Kolmanskop—Where Sand and Rust Consume
On the searing sands of the Namib Desert, near the windswept coast of southern Namibia, lie the empty ruins of a town that was inhabited for less than 50 years—Kolmanskop.
When diamonds were discovered here in 1908, prospectors, mining magnates, and a variety of shady characters soon swooped in like vultures. Before long, Kolmanskop was a thriving town, complete with grand colonial-German houses, a post office, and its own hotel. Kolmanskop even sported a two-story casino, with theater and bowling alley—luxuries that made life more pleasant in the remote Namib Desert.

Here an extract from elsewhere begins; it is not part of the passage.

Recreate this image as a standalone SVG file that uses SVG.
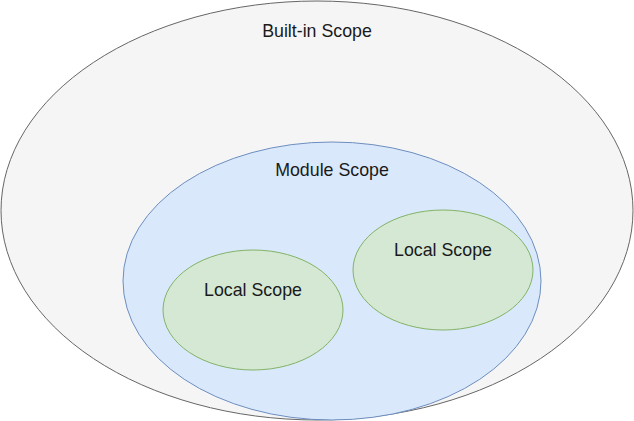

But the very reason for Kolmanskop’s existence led to its demise. The mines were quickly depleted of precious stones of profitable size and quality. Prospectors were soon lured away as bigger and better diamonds were discovered elsewhere. In addition, the early 1900’s saw a slump in the diamond market. Gradually the town’s life ebbed away until finally, by 1956, Kolmanskop was abandoned.
Today, unused machinery lies rusting under the harsh African sun—a legacy of man’s short-lived attempts to wrest wealth from the earth. Kolmanskop thus serves as a graphic reminder of the vanity of pursuing earthly riches. Said Jesus: “Store up for yourselves treasures in heaven, where neither moth nor rust consumes.”—Matthew 6:20.